Port Phillip scallops with squid ink, bread crumbs and chilli arrive. I look at the thick sauce and wonder if its as rich as it looks. Its is and I must say that this dish was out of place in the meal. The salty rich squid ink sauce and over-powered what was quite a small sweet scallop. The sauce was served at the table and I have to wonder if it was served by the chef whether there would have been such an over-abundance provided. Unfortunately a dish best forgotten, I reach quickly for the sparkling water.
Ocean Trout, nori, new season asparagus and coriander butter arrived next to the other diners at the table which looks lovely and apparently tastes fantastic. I am feeling a little left out even though I am having the Sterling caviar with soft poached egg, crispy potato & allemande sauce. The mixture of soft poached egg and salty caviar is a classic combination with the simply creamy richness of the egg yolk and the headiness of the allemande sauce. The potato netting offers great a great visual and textural element. Sometimes its the most simple and classical of combinations that are the most rewarding and this is one of those classics. Isolating though it was, I am glad that I choose this over the ocean trout even though Mookie seemed very happy with her ocean trout (amazing given her dislike for coriander).
The last of the Chablis finds its way to my glass as I clear my palate and I ask the sommelier to recommend a nice earthy Italian red (completely but pleasantly coincidental given her Italian origins) as it is a favourite of one of our “significant other” guests. Honey spelt bread, with house made butter and ricotta is served, the ricotta is my preferred spread and the spelt bread is wonderfully fresh and slightly warm. Its a nice interlude. A bold, is there really any other type, Borolo (Elio Altare 2008) arrives. Its deep earthiness (spices), red fruits and roses common to most good Barolos. In truth a 2009 was a better year but the 2008 is still grand – soft tannin and a long finish making this a wine to enjoy slowly.
Char Sui partridge with new potatoes arrive. Probably a little over powered by wine but still lovely. Some of our guests are a little offput by the rareness of the breast but, for me, that is the only way to eat partridge if you want to enjoy it. The cabbage offers a light acidity to cut through the gaminess of the partridge. Mookie has chosen the Moreton Bay bug tail, strozzapreti, shellfish and kombu butter sauce as an alternate to the partridge. She is astounded at the flavour and insists that I have a bite – ring a bell we have a winner for dish of the night! Wow! And what a unintended but beautiful match to the wine.
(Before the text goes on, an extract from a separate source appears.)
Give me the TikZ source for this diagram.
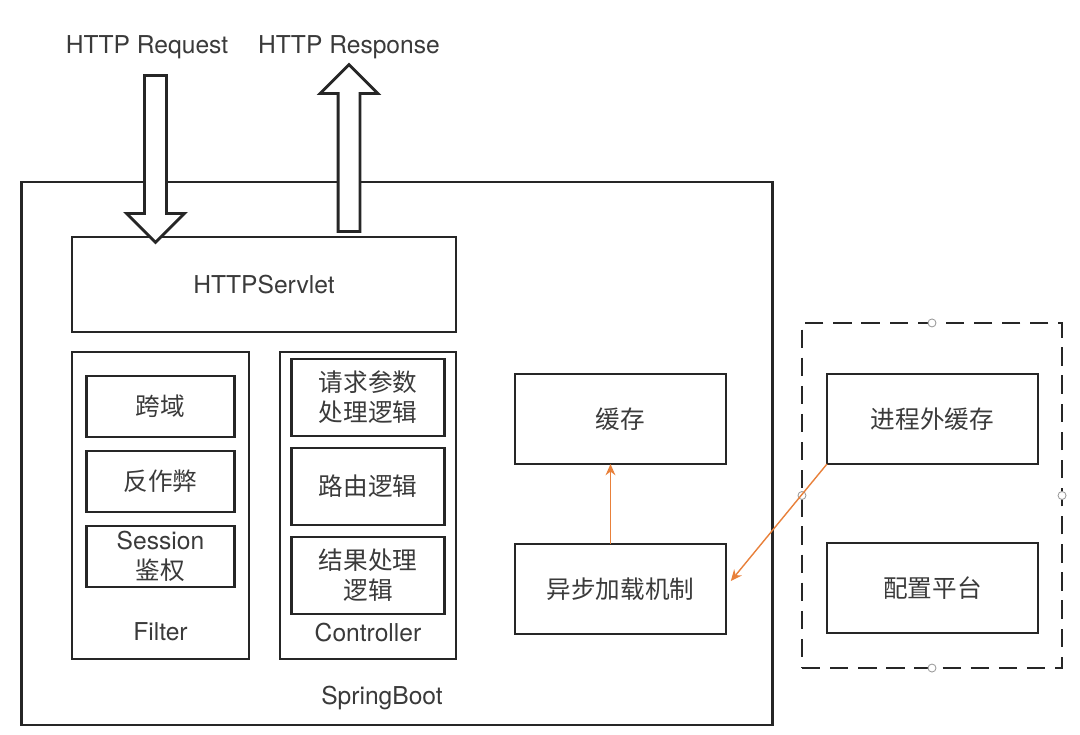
\documentclass[tikz,border=0pt]{standalone}
\usepackage{fontspec}
\setmainfont{TeX Gyre Heros}
\newfontfamily\cjk{Noto Sans CJK SC}
\usetikzlibrary{positioning, arrows.meta, shapes.arrows}
\definecolor{linec}{HTML}{262626}
\definecolor{textc}{HTML}{3A3A3A}
\definecolor{orangec}{HTML}{E8803A}
\definecolor{handlec}{HTML}{9A9A9A}

\begin{document}
\begin{tikzpicture}[x=0.025cm, y=-0.025cm,
     node distance = 3.5mm and 3.5mm,
every node/.style = {font=\fontsize{17.5}{21.3}\selectfont, text=textc},
        zh/.style = {font=\fontsize{17.5}{21.3}\selectfont\cjk},
     frame/.style = {rectangle, draw=linec, line width=2pt, inner sep=0pt, outer sep=0pt},
       box/.style = {frame, align=center},
      fbox/.style = {box, minimum width=3.7cm, minimum height=1.525cm},
      cbox/.style = {box, minimum width=3.825cm, minimum height=1.925cm},
      wbox/.style = {box, minimum width=5.275cm, minimum height=2.25cm},
  fatarrow/.style = {single arrow, draw=linec, fill=white, line width=2pt,
                     inner sep=0.2375cm, minimum height=4.175cm,
                     single arrow head extend=0.45cm, single arrow tip angle=90},
      link/.style = {draw=orangec, line width=1pt, -{Stealth[length=8pt, width=7pt]}},
    handle/.style = {circle, draw=handlec, fill=white, line width=0.6pt,
                     inner sep=0pt, minimum size=0.2cm}
                        ]
\useasboundingbox (0,0) rectangle (1080,735);

% SpringBoot
\node (boot) [frame, minimum width=18.75cm, minimum height=13.575cm] at (397,453.5) {};
\node (bootname) at (382,698) {SpringBoot};
\node (servlet) [box, minimum width=9.6cm, minimum height=2.375cm] at (264,284.5) {HTTPServlet};

% Filter
\node (filter) [frame, minimum width=4.425cm, minimum height=7.675cm] at (160.5,505.5) {};
\node (filtername) at (160.5,632) {Filter};
\node (cors)    [fbox, zh, below=0.6cm of filter.north] {跨域};
\node (cheat)   [fbox, zh, below=of cors] {反作弊};
\node (session) [fbox, below=of cheat] {Session\\{\cjk 鉴权}};

% Controller
\node (ctrl) [frame, minimum width=4.4cm, minimum height=7.675cm] at (368,505.5) {};
\node (ctrlname) at (368,633) {Controller};
\node (params) [cbox, zh, below=0.175cm of ctrl.north] {请求参数\\处理逻辑};
\node (route)  [cbox, zh, below=0.3cm of params] {路由逻辑};
\node (result) [cbox, zh, below=0.3cm of route] {结果处理\\逻辑};

% cache
\node (cache) [wbox, zh] at (620.5,419) {缓存};
\node (async) [wbox, zh, below=2cm of cache] {异步加载机制};

% outside
\node (ext) [frame, dash pattern=on 13pt off 7pt, minimum width=6.5cm, minimum height=8.625cm] at (932,495.5) {};
\foreach \a in {north, south, east, west}
  \node (h-\a) [handle] at (ext.\a) {};
\node (remote) [wbox, zh] at (932.5,419) {进程外缓存};
\node (config) [wbox, zh, below=1.975cm of remote] {配置平台};

\draw[link] ([xshift=-0.25cm]async.north) -- ([xshift=-0.25cm]cache.south);
\draw[link] (remote.south west) -- ([xshift=0.12cm, yshift=0.2cm]async.east);

% request / response
\node (reqlabel)  at (147,47) {HTTP Request};
\node (resplabel) at (349,47) {HTTP Response};
\node (reqarrow)  [fatarrow, rotate=-90] at (155.5,153.5) {};
\node (resparrow) [fatarrow, rotate=90] at (349,153.5) {};
\end{tikzpicture}
\end{document}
Wagyu beef with sesame dressing arrives next, the beef is a little fatty as the method of cooking doesnt allow enough heat over duration to render the extreme amount of fattiness in the David Blackmore wagyu. Look at the photo and you will see what I am raising. The dish has a pleasant flavour once you get past the fattiness. We continue to enjoy the Barolo, sitting back for a short break to digest.
Vacherin of pandan custard with coconut parfait, jasmine sorbet and lime granita. This is a lovely palate cleanser and is wine match to an incredible Riesling (Georg Brau, Auslese, 2013). Finally arrives the dessert – Valhrona chocolate and macadamia with coffee soaked prune, malt, banana and licorice ice cream. Its a lovely finish to the evening and it has been a lovely evening with the staff. Its good to see that the flagship for Neil Perry’s Rockpool empire has entered its renaissance, thanks in no small part to chef Peter Robertson.